President Nixon’s ends were unquestionably liberal; they unabashedly and, in my view, recklessly enlarged the size of the federal government and, along with the similar policies of the New Deal and the Great Society, created a prevailing culture of dependency which degraded our national character and strength.

President Bush’ proposals and philosophy on the other hand use the federal government to promote conservative principles of personal freedom, ownership, and self-determination; all principles which enhance national character and strength. As Fred Barnes* has pointed out in his analyses of President Bush’s conservatism, it doesn’t matter "how big government is but what it does."

The current size of the federal government is not going to shrink, at least not for the time being. Faced with this reality it is completely compatible with conservatism to use the federal government as a means in promoting and achieving conservative ends. A large federal government is not ideal, but it can be utilized to strengthen the nation through conservative principles.

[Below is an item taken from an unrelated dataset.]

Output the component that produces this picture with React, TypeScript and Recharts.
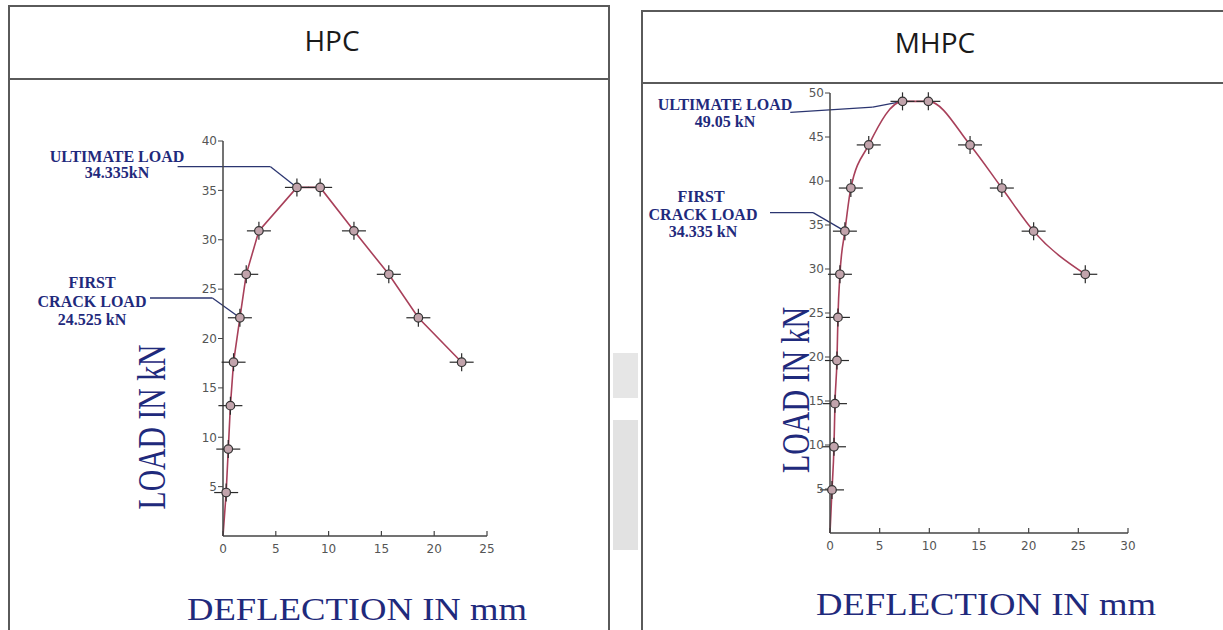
import { Line, LineChart, ReferenceLine, XAxis, YAxis } from "recharts";

// HPC beam: load vs mid-span deflection
const hpcDeflection = [0, 0.3, 0.5, 0.7, 1.0, 1.6, 2.2, 3.4, 7.0, 9.2, 12.4, 15.7, 18.5, 22.6];
const hpcLoad = [0, 4.4, 8.8, 13.2, 17.6, 22.1, 26.5, 30.9, 35.3, 35.3, 30.9, 26.5, 22.1, 17.6];

// MHPC beam
const mhpcDeflection = [0, 0.2, 0.4, 0.5, 0.7, 0.8, 1.0, 1.5, 2.1, 3.9, 7.3, 9.9, 14.1, 17.3, 20.5, 25.7];
const mhpcLoad = [0, 4.9, 9.8, 14.7, 19.6, 24.5, 29.4, 34.3, 39.2, 44.1, 49.05, 49.05, 44.1, 39.2, 34.3, 29.4];

const hpcXTicks = [0, 5, 10, 15, 20, 25];
const hpcYTicks = [5, 10, 15, 20, 25, 30, 35, 40];
const mhpcXTicks = [0, 5, 10, 15, 20, 25, 30];
const mhpcYTicks = [5, 10, 15, 20, 25, 30, 35, 40, 45, 50];

// leader lines of the callouts, in data units
const hpcUltimateLeader = [{ x: -4.3, y: 37.4 }, { x: 4.5, y: 37.4 }, { x: 7.0, y: 35.3 }];
const hpcCrackLeader = [{ x: -7.2, y: 24.1 }, { x: -1.0, y: 24.1 }, { x: 1.6, y: 22.1 }];
const mhpcUltimateLeader = [{ x: -4.0, y: 47.8 }, { x: 4.3, y: 48.4 }, { x: 7.3, y: 49.05 }];
const mhpcCrackLeader = [{ x: -7.35, y: 36.4 }, { x: -1.7, y: 36.4 }, { x: 1.5, y: 34.3 }];

const toRows = (xs: number[], ys: number[]) => xs.map((x, i) => ({ deflection: x, load: ys[i] }));

const NAVY = "#1f2a7c";
const CURVE = "#a8405a";
const TICK_MARGIN = 8;

const CrossDot = (props: any) => {
    const { cx, cy, payload, index } = props;
    if (cx == null || cy == null || payload.load === 0) return <g key={`d${index}`} />;
    return (
        <g key={`d${index}`}>
            <line x1={cx - 12} y1={cy} x2={cx + 12} y2={cy} stroke="#2a2a2a" strokeWidth={1.2} />
            <line x1={cx} y1={cy - 9} x2={cx} y2={cy + 9} stroke="#2a2a2a" strokeWidth={1.2} />
            <circle cx={cx} cy={cy} r={4.3} fill="#c2a4ac" stroke="#333" strokeWidth={1.2} />
        </g>
    );
};

// x ticks: mark points up into the plot, label below
const XTick = (props: any) => {
    const { x, y, payload } = props;
    const axisY = y - TICK_MARGIN;
    return (
        <g>
            <line x1={x} y1={axisY} x2={x} y2={axisY - 5} stroke="#444" strokeWidth={1.2} />
            <text x={x} y={y} dy="0.71em" textAnchor="middle" fontSize={12} fill="#555" fontFamily="DejaVu Sans">
                {payload.value}
            </text>
        </g>
    );
};

interface LoadChartProps {
    xs: number[];
    ys: number[];
    xTicks: number[];
    yTicks: number[];
    curve: "linear" | "natural" | "monotone";
    leaders: { x: number; y: number }[][];
    left: number;
    top: number;
    width: number;
    height: number;
    margin: { top: number; right: number; left: number; bottom: number };
    yAxisWidth: number;
}

function LoadChart({ xs, ys, xTicks, yTicks, curve, leaders, left, top, width, height, margin, yAxisWidth }: LoadChartProps) {
    const data = toRows(xs, ys);
    return (
        <div style={{ position: "absolute", left, top }}>
            <LineChart width={width} height={height} data={data} margin={margin}>
                <XAxis
                    dataKey="deflection"
                    type="number"
                    domain={[0, xTicks[xTicks.length - 1]]}
                    ticks={xTicks}
                    interval={0}
                    height={24}
                    axisLine={{ stroke: "#444", strokeWidth: 1.5 }}
                    tickLine={false}
                    tickSize={0}
                    tickMargin={TICK_MARGIN}
                    tick={XTick}
                />
                <YAxis
                    dataKey="load"
                    type="number"
                    domain={[0, yTicks[yTicks.length - 1]]}
                    ticks={yTicks}
                    interval={0}
                    width={yAxisWidth}
                    axisLine={{ stroke: "#444", strokeWidth: 1.5 }}
                    tickLine={{ stroke: "#444" }}
                    tickSize={5}
                    tickMargin={1}
                    tick={{ fontSize: 12, fill: "#555", fontFamily: "DejaVu Sans" }}
                />
                {leaders.flatMap((pts, li) =>
                    pts.slice(1).map((p, i) => (
                        <ReferenceLine
                            key={`l${li}-${i}`}
                            segment={[pts[i], p]}
                            stroke="#2b3570"
                            strokeWidth={1.3}
                            ifOverflow="visible"
                        />
                    ))
                )}
                <Line
                    dataKey="load"
                    type={curve}
                    stroke={CURVE}
                    strokeWidth={1.6}
                    dot={CrossDot}
                    activeDot={false}
                    isAnimationActive={false}
                />
            </LineChart>
        </div>
    );
}

const annoStyle = { fontFamily: "Liberation Serif", fontWeight: 700, fontSize: 16, fill: NAVY } as const;
const axisTitle = { fontFamily: "Liberation Serif", fontSize: 32, fill: NAVY } as const;
const panelTitle = { fontFamily: "Open Sans", fontSize: 28, fill: "#1a1a1a" } as const;

export default function App() {
    return (
        <div style={{ position: "absolute", left: 0, top: 0, width: 1223, height: 630, background: "#fff", overflow: "hidden" }}>
            {/* panel frames */}
            <div style={{ position: "absolute", left: 8, top: 5, width: 598, height: 700, border: "2px solid #5a5a5a" }} />
            <div style={{ position: "absolute", left: 8, top: 78, width: 600, height: 0, borderTop: "2px solid #5a5a5a" }} />
            <div style={{ position: "absolute", left: 641, top: 10, width: 640, height: 700, border: "2px solid #5a5a5a" }} />
            <div style={{ position: "absolute", left: 641, top: 82, width: 640, height: 0, borderTop: "2px solid #5a5a5a" }} />
            <div style={{ position: "absolute", left: 613, top: 353, width: 25, height: 45, background: "#e6e6e6" }} />
            <div style={{ position: "absolute", left: 613, top: 420, width: 25, height: 130, background: "#e2e2e2" }} />

            <LoadChart
                xs={hpcDeflection}
                ys={hpcLoad}
                xTicks={hpcXTicks}
                yTicks={hpcYTicks}
                curve="linear"
                leaders={[hpcUltimateLeader, hpcCrackLeader]}
                left={150}
                top={120}
                width={360}
                height={440}
                margin={{ top: 21, right: 23, left: 33, bottom: 0 }}
                yAxisWidth={40}
            />
            <LoadChart
                xs={mhpcDeflection}
                ys={mhpcLoad}
                xTicks={mhpcXTicks}
                yTicks={mhpcYTicks}
                curve="monotone"
                leaders={[mhpcUltimateLeader, mhpcCrackLeader]}
                left={770}
                top={70}
                width={400}
                height={490}
                margin={{ top: 23, right: 42, left: 30, bottom: 3 }}
                yAxisWidth={30}
            />

            <svg width={1223} height={630} style={{ position: "absolute", left: 0, top: 0, pointerEvents: "none" }}>
                <text x={332} y={51} textAnchor="middle" style={panelTitle}>HPC</text>
                <text x={935} y={53} textAnchor="middle" style={panelTitle}>MHPC</text>

                <text x={357} y={620} textAnchor="middle" textLength={340} lengthAdjust="spacingAndGlyphs" style={axisTitle}>
                    DEFLECTION IN mm
                </text>
                <text x={986} y={615} textAnchor="middle" textLength={340} lengthAdjust="spacingAndGlyphs" style={axisTitle}>
                    DEFLECTION IN mm
                </text>
                <text
                    transform="translate(165,427) rotate(-90) scale(1,1.35)"
                    textAnchor="middle"
                    textLength={165}
                    lengthAdjust="spacingAndGlyphs"
                    style={{ ...axisTitle, fontSize: 30 }}
                >
                    LOAD IN kN
                </text>
                <text
                    transform="translate(809,390) rotate(-90) scale(1,1.35)"
                    textAnchor="middle"
                    textLength={166}
                    lengthAdjust="spacingAndGlyphs"
                    style={{ ...axisTitle, fontSize: 30 }}
                >
                    LOAD IN kN
                </text>

                <text x={117} y={162} textAnchor="middle" style={annoStyle}>ULTIMATE LOAD</text>
                <text x={117} y={178} textAnchor="middle" style={annoStyle}>34.335kN</text>
                <text x={92} y={288} textAnchor="middle" style={annoStyle}>FIRST</text>
                <text x={92} y={307} textAnchor="middle" style={annoStyle}>CRACK LOAD</text>
                <text x={92} y={325} textAnchor="middle" style={annoStyle}>24.525 kN</text>

                <text x={725} y={110} textAnchor="middle" style={annoStyle}>ULTIMATE LOAD</text>
                <text x={725} y={127} textAnchor="middle" style={annoStyle}>49.05 kN</text>
                <text x={701} y={202} textAnchor="middle" style={annoStyle}>FIRST</text>
                <text x={703} y={220} textAnchor="middle" style={annoStyle}>CRACK LOAD</text>
                <text x={703} y={237} textAnchor="middle" style={annoStyle}>34.335 kN</text>
            </svg>
        </div>
    );
}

Unlike a federal government employed to advance the liberal principle of simply expanding itself ad infinitum, a strong federal government can be a tool in enhancing the strength, independence, and character of the American people, eventually diminishing popular dependency and demand for a large federal government. If following and promoting this philosophy is not conservative, than I no longer know what being a conservative really means.

*Barnes, Fred (2006, January 23). "Strong-Government Conservatism". The Weekly Standard, 11(18), 24-31.